## WORK REQUIRED
From the listing below, pick out each line with the word "draws".
* Begin *
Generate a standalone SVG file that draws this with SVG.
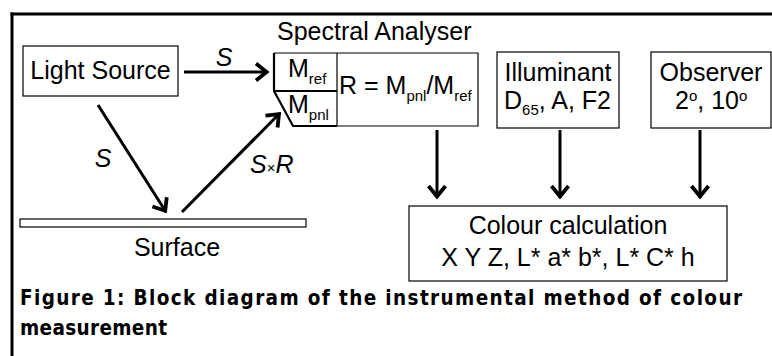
<svg xmlns="http://www.w3.org/2000/svg" width="772" height="356" viewBox="0 0 772 356">
  <style>
    .t { font-family: "Liberation Sans", Arial, sans-serif; font-size: 25px; fill: #000; }
    .sub { font-size: 15px; }
    .it { font-style: italic; }
    .box { fill: #fff; stroke: #000; stroke-width: 1.2; }
    .thin { fill: none; stroke: #000; stroke-width: 1.2; }
    .thick { fill: none; stroke: #000; stroke-width: 2.2; }
    .conn { stroke: #000; stroke-width: 3; fill: none; marker-end: url(#ah); }
    .cap { font-family: "DejaVu Sans Condensed", "DejaVu Sans", Verdana, sans-serif; font-stretch: condensed; font-weight: bold; font-size: 20.5px; fill: #000; }
  </style>
  <defs>
    <marker id="ah" markerUnits="userSpaceOnUse" viewBox="-14 -10 16 20" refX="0" refY="0" markerWidth="16" markerHeight="20" orient="auto" overflow="visible">
      <path d="M-12,-8.5 L-1.5,0 L-12,8.5" fill="none" stroke="#000" stroke-width="3.8" stroke-linejoin="miter" stroke-miterlimit="8"/>
    </marker>
  </defs>
  <rect width="772" height="356" fill="#fff"/>

  <g id="frame">
    <line x1="12" y1="12.5" x2="12" y2="356" stroke="#000" stroke-width="3"/>
    <line x1="10.5" y1="14" x2="772" y2="14" stroke="#000" stroke-width="3"/>
  </g>

  <g id="light-source">
    <rect class="box" x="23" y="46" width="155" height="50"/>
    <text class="t" x="100.5" y="79" text-anchor="middle">Light Source</text>
  </g>

  <g id="spectral-analyser">
    <text class="t" x="277" y="40">Spectral Analyser</text>
    <path class="thin" d="M337,53 L478,53 L478,126 L337,126"/>
    <path class="thin" d="M274,53 L337,53"/>
    <line class="thin" x1="337" y1="53" x2="337" y2="126"/>
    <path class="thick" d="M274,53 L274,91 L293,126 L337,126"/>
    <line class="thick" x1="274" y1="91" x2="337" y2="91"/>
    <text class="t" x="288" y="77">M<tspan class="sub" dy="7">ref</tspan></text>
    <text class="t" x="288" y="113">M<tspan class="sub" dy="7">pnl</tspan></text>
    <text class="t" x="339" y="94">R = M<tspan class="sub" dy="7">pnl</tspan><tspan dy="-7">/M</tspan><tspan class="sub" dy="7">ref</tspan></text>
  </g>

  <g id="illuminant">
    <rect class="box" x="497" y="52" width="122" height="76"/>
    <text class="t" x="558" y="81" text-anchor="middle">Illuminant</text>
    <text class="t" x="504" y="109">D<tspan class="sub" dy="6">65</tspan><tspan dy="-6">, A, F2</tspan></text>
  </g>

  <g id="observer">
    <rect class="box" x="651" y="52" width="120" height="76"/>
    <text class="t" x="711" y="81" text-anchor="middle">Observer</text>
    <text class="t" x="675" y="109">2<tspan class="sub" dy="-8">o</tspan><tspan dy="8">, 10</tspan><tspan class="sub" dy="-8">o</tspan></text>
  </g>

  <g id="surface">
    <rect class="box" x="20" y="219" width="286" height="8"/>
    <text class="t" x="177" y="256" text-anchor="middle">Surface</text>
  </g>

  <g id="colour-calculation">
    <rect class="box" x="409" y="206" width="318" height="75"/>
    <text class="t" x="568" y="234" text-anchor="middle">Colour calculation</text>
    <text class="t" x="568" y="266" text-anchor="middle">X Y Z, L* a* b*, L* C* h</text>
  </g>

  <g id="connectors">
    <line class="conn" x1="184" y1="72" x2="268" y2="72"/>
    <text class="t it" x="224" y="66" text-anchor="middle">S</text>
    <line class="conn" x1="98" y1="105" x2="166" y2="212"/>
    <text class="t it" x="103" y="167" text-anchor="middle">S</text>
    <line class="conn" x1="182" y1="212" x2="280" y2="113"/>
    <text class="t" x="250" y="173"><tspan class="it">S</tspan><tspan class="sub">×</tspan><tspan class="it">R</tspan></text>
    <line class="conn" x1="437" y1="130" x2="437" y2="198"/>
    <line class="conn" x1="560" y1="130" x2="560" y2="198"/>
    <line class="conn" x1="700" y1="130" x2="700" y2="198"/>
  </g>

  <g id="caption">
    <text class="cap" x="20" y="305" textLength="722" lengthAdjust="spacing">Figure 1: Block diagram of the instrumental method of colour</text>
    <text class="cap" x="20" y="335" textLength="147" lengthAdjust="spacing">measurement</text>
  </g>
</svg>
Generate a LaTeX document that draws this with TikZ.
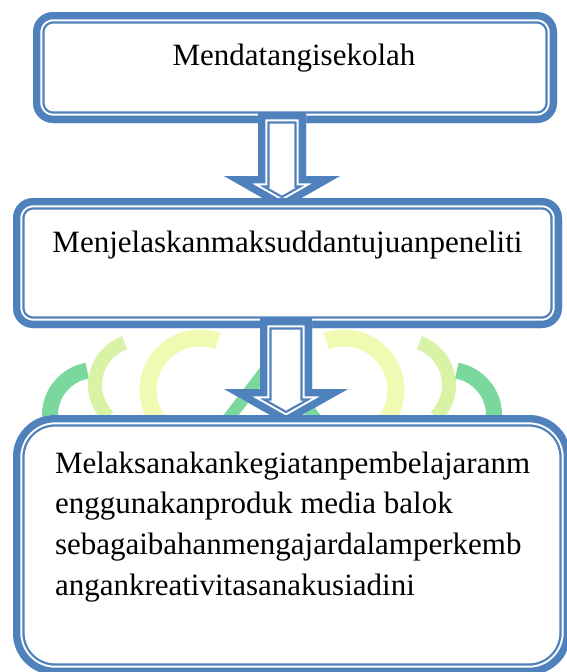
\documentclass[tikz,border=0pt]{standalone}
\usepackage{fontspec}
\setmainfont{Liberation Serif}
\usetikzlibrary{calc}
\definecolor{bl}{RGB}{79,129,189}
\definecolor{wmy}{RGB}{240,250,178}
\definecolor{wmg}{RGB}{216,243,166}
\definecolor{wmd}{RGB}{122,216,156}
\tikzset{
  dbox/.style={rectangle, rounded corners=#1, inner sep=0pt, outer sep=0pt, fill=white,
    path picture={
      \draw[bl, line width=23.2pt, rounded corners=#1] (path picture bounding box.south west) rectangle (path picture bounding box.north east);
      \draw[white, line width=18.6pt, rounded corners=#1] (path picture bounding box.south west) rectangle (path picture bounding box.north east);
      \draw[bl, line width=14.6pt, rounded corners=#1] (path picture bounding box.south west) rectangle (path picture bounding box.north east);}},
  txt/.style={inner sep=0pt, outer sep=0pt, font=\fontsize{31}{40.7}\selectfont},
  wmark/.style={line width=#1, line cap=butt}
}
% #1 start coordinate, #2 shaft half width, #3 head half width, #4 head start offset, #5 tip offset
\newcommand\blockarrow[5]{%
  \begin{scope}[shift={(#1)}]
    \def\arrowpath{(-#2,0) -- (#2,0) -- (#2,#4) -- (#3,#4) -- (0,#5) -- (-#3,#4) -- (-#2,#4) -- cycle}
    \begin{scope}
      \clip \arrowpath;
      \fill[white] \arrowpath;
      \draw[bl, line width=23.2pt, miter limit=20] \arrowpath;
      \draw[white, line width=18.6pt, miter limit=20] \arrowpath;
      \draw[bl, line width=14.6pt, miter limit=20] \arrowpath;
    \end{scope}
  \end{scope}}
\begin{document}
\begin{tikzpicture}[x=1pt,y=-1pt]
\useasboundingbox (0,0) rectangle (567,672);
\clip (0,0) rectangle (567,672);
% faint watermark
\draw[wmd, wmark=16pt] (95,415) ++(-100:45) arc[start angle=-100, end angle=-200, radius=45];
\draw[wmg, wmark=14pt] (140,385) ++(-110:45) arc[start angle=-110, end angle=-225, radius=45];
\draw[wmy, wmark=17pt] (200,390) ++(-70:52) arc[start angle=-70, end angle=-225, radius=52];
\draw[wmy, wmark=17pt] (344,390) ++(-110:52) arc[start angle=-110, end angle=45, radius=52];
\draw[wmg, wmark=14pt] (404,385) ++(-70:45) arc[start angle=-70, end angle=45, radius=45];
\draw[wmd, wmark=16pt] (449,415) ++(-80:45) arc[start angle=-80, end angle=20, radius=45];
\draw[wmd, line width=12pt] (225,423) -- (272,362) -- (319,423);
% boxes and arrows
\node[dbox=20pt, minimum width=524pt, minimum height=111pt] (b1) at (295,67.5) {};
\node[txt, anchor=base] (t1) at (294,65) {Mendatangisekolah};
\coordinate (a1) at ($(b1.south)+(-13,-11)$);
\blockarrow{a1}{24}{58}{64}{97}
\node[dbox=20pt, minimum width=549pt, minimum height=130pt] (b2) at (287.5,263) {};
\node[txt, anchor=base] (t2) at (287.5,252) {Menjelaskanmaksuddantujuanpeneliti};
\coordinate (a2) at ($(b2.south)+(-1.5,-10)$);
\blockarrow{a2}{26}{62}{71}{106}
\node[dbox=42pt, minimum width=558pt, minimum height=260pt] (b3) at (292,545) {};
\node[txt, anchor=base west] (t3) at (55,473) {\vtop{\baselineskip=40.7pt
  \hbox{Melaksanakankegiatanpembelajaranm}
  \hbox{enggunakanproduk media balok}
  \hbox{sebagaibahanmengajardalamperkemb}
  \hbox{angankreativitasanakusiadini}}};
\end{tikzpicture}
\end{document}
* End *
## RESULT OF THIS TASK
Generate a standalone SVG file that draws this with SVG.
Generate a LaTeX document that draws this with TikZ.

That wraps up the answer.